In conclusion, Kant remarks that while there are justifiably many mysteries regarding what we find in experience, there should be no insoluble problems in the realm of pure reason. These problems deal only with reason itself and do not reach beyond our own minds into experience.


The four antinomies Kant presents as "cosmological ideas" are common topics of metaphysical debate. In each case, Kant applies his distinction between appearances and things in themselves in order to resolve the antinomy. In the first two, he shows that both sides of the antinomy mistake appearances for things in themselves, and concludes they are both false. In the second two, he shows that two seemingly contradictory points of view are actually both acceptable so long as we recognize that one is applied to appearances and one is applied to things in themselves.

The first antinomy assumes that space and time exist independently of our experience and asks whether or not they have any limits. The second antinomy assumes that the objects of our experience have an independent existence and asks whether or not they have fundamental, simple parts. In both cases, we are trying to extend our knowledge of phenomena we've experienced beyond our experience of them. Kant reminds us that the objects of experience are mere appearances, and that the space and time in which we perceive them are constructs of our pure intuition. In other words, they do not exist beyond our experience of them.

Both these antinomies might seem a little odd in the light of modern physics. We have found a limit to space and time in the Big Bang, and we have identified the simple parts of objects in atoms and the elementary particles that constitute these atoms. Still, Kant could point out that these discoveries have been made in the realm of physics, not metaphysics. What we have discovered are the limits of observable experience, not the limits of things in themselves. The things in themselves that are the source of these appearances exist outside the realm of space-time and scientific observation.

The third antinomy is probably the most interesting, as Kant's answer to it is his ethical theory in a nutshell. The problem of free will is an old one, and a favorite topic of philosophical debate. If we had no free will, we couldn't be held responsible for what we do: we would be able to excuse our wrongdoings by saying "I had no choice." Freedom, then, consists in having a choice, in one's actions not being predetermined by outside forces. However, nature's laws dictate that every event is caused by some previous event, and that every event in turn acts as a cause for some subsequent event. How can we be said to have free will or to act independently of outside forces, without violating these laws?

Kant's answer is that cause and effect are products of the faculty of understanding and can be applied only to appearances, while freedom is a product of the faculty of reason and has nothing to do with appearances. Because freedom has nothing to do with appearances, it is outside the boundaries of time and space. As a result, a free act cannot be contingent on the particularities of what is happening at a particular time or in a particular place. Free acts must abide by general maxims. This theory is more fully explained in Kant's Groundwork for the Metaphysics of Morals, in which he claims that free acts take the form of a "categorical imperative" which insists that our actions follow maxims that we could will as general laws. Freedom does not mean spontaneity; it means obeying our own law. Because our freedom manifests itself in an orderly, law-like manner, it does not violate the laws of nature that apply to all appearances.

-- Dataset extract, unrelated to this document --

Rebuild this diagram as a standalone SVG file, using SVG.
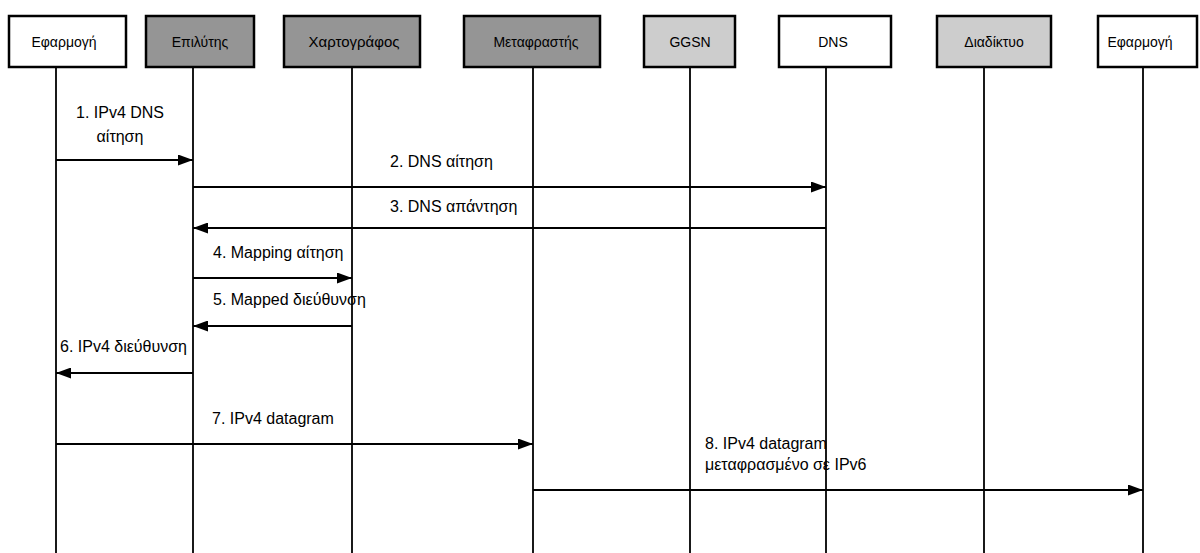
<svg xmlns="http://www.w3.org/2000/svg" width="1200" height="553" viewBox="0 0 1200 553">
<style>
.box{stroke:#000;stroke-width:2.5}
.w{fill:#fff}
.d{fill:#959595}
.l{fill:#cdcdcd}
.hd{font-family:"Liberation Sans",Arial,sans-serif;font-size:14px;fill:#000;text-anchor:middle}
.life{stroke:#000;stroke-width:1.8}
.msg{stroke:#000;stroke-width:2.2;fill:none}
.lb{font-family:"Liberation Sans",Arial,sans-serif;font-size:16px;fill:#000}
</style>
<defs>
<marker id="ah" viewBox="0 0 15 11" refX="15" refY="5.5" markerWidth="15" markerHeight="11" markerUnits="userSpaceOnUse" orient="auto">
<path d="M0,0 L15,5.5 L0,11 z" fill="#000"/>
</marker>
</defs>
<rect width="1200" height="553" fill="#fff"/>
<g id="lifelines">
<line class="life" x1="56" y1="67" x2="56" y2="553"/>
<line class="life" x1="193" y1="67" x2="193" y2="553"/>
<line class="life" x1="352" y1="67" x2="352" y2="553"/>
<line class="life" x1="533" y1="67" x2="533" y2="553"/>
<line class="life" x1="690" y1="67" x2="690" y2="553"/>
<line class="life" x1="826" y1="67" x2="826" y2="553"/>
<line class="life" x1="984" y1="67" x2="984" y2="553"/>
<line class="life" x1="1143" y1="67" x2="1143" y2="553"/>
</g>
<g id="n1"><rect class="box w" x="9" y="16" width="117" height="51"/><text class="hd" x="64" y="47">Εφαρμογή</text></g>
<g id="n2"><rect class="box d" x="146" y="16" width="108" height="51"/><text class="hd" x="200" y="47">Επιλύτης</text></g>
<g id="n3"><rect class="box d" x="284" y="16" width="136" height="51"/><text class="hd" x="354" y="47" style="font-size:15px">Χαρτογράφος</text></g>
<g id="n4"><rect class="box d" x="464" y="16" width="136" height="51"/><text class="hd" x="536" y="47">Μεταφραστής</text></g>
<g id="n5"><rect class="box l" x="644" y="16" width="91" height="51"/><text class="hd" x="690" y="47">GGSN</text></g>
<g id="n6"><rect class="box w" x="779" y="16" width="112" height="51"/><text class="hd" x="833" y="47">DNS</text></g>
<g id="n7"><rect class="box l" x="937" y="16" width="114" height="51"/><text class="hd" x="994" y="47">Διαδίκτυο</text></g>
<g id="n8"><rect class="box w" x="1098" y="16" width="99" height="51"/><text class="hd" x="1140" y="47">Εφαρμογή</text></g>
<g id="connectors">
<line class="msg" x1="56" y1="160" x2="193" y2="160" marker-end="url(#ah)"/>
<line class="msg" x1="193" y1="187" x2="826" y2="187" marker-end="url(#ah)"/>
<line class="msg" x1="826" y1="228" x2="193" y2="228" marker-end="url(#ah)"/>
<line class="msg" x1="193" y1="278" x2="352" y2="278" marker-end="url(#ah)"/>
<line class="msg" x1="352" y1="326" x2="193" y2="326" marker-end="url(#ah)"/>
<line class="msg" x1="193" y1="373" x2="56" y2="373" marker-end="url(#ah)"/>
<line class="msg" x1="56" y1="444" x2="533" y2="444" marker-end="url(#ah)"/>
<line class="msg" x1="533" y1="490" x2="1143" y2="490" marker-end="url(#ah)"/>
</g>
<g id="labels">
<text class="lb" x="120" y="118" text-anchor="middle">1. IPv4 DNS</text>
<text class="lb" x="120" y="142" text-anchor="middle">αίτηση</text>
<text class="lb" x="390" y="167">2. DNS αίτηση</text>
<text class="lb" x="390" y="212">3. DNS απάντηση</text>
<text class="lb" x="213" y="258">4. Mapping αίτηση</text>
<text class="lb" x="213" y="305">5. Mapped διεύθυνση</text>
<text class="lb" x="60" y="352">6. IPv4 διεύθυνση</text>
<text class="lb" x="212" y="424">7. IPv4 datagram</text>
<text class="lb" x="705" y="449">8. IPv4 datagram</text>
<text class="lb" x="705" y="470">μεταφρασμένο σε IPv6</text>
</g>
</svg>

The fourth antinomy deals with necessity and contingency. The question is whether things necessarily happen the way they happen or whether they might have happened otherwise. To reconcile this antinomy, Kant identifies two different kinds of causation: a contingent one that determines how causes work in the world of appearances, and a necessary one that determines how things in themselves cause the appearances we experience.

Kant talks here about things in themselves as acting as causes and as being necessary, but both necessity and cause are pure concepts of the understanding, and are thus applicable only to appearances. Kant could excuse himself by saying he does not use terms like "cause" and "necessary" literally, but simply for lack of a better expression. Language can only describe the world of appearances, and when dealing with things in themselves it is inadequate.

Kant's discussion of the idea of God is very brief, mostly because his reasoning doesn't change: ideas of reason can only help us sort things out in our heads, but they can't tell us anything substantial about the world outside our heads.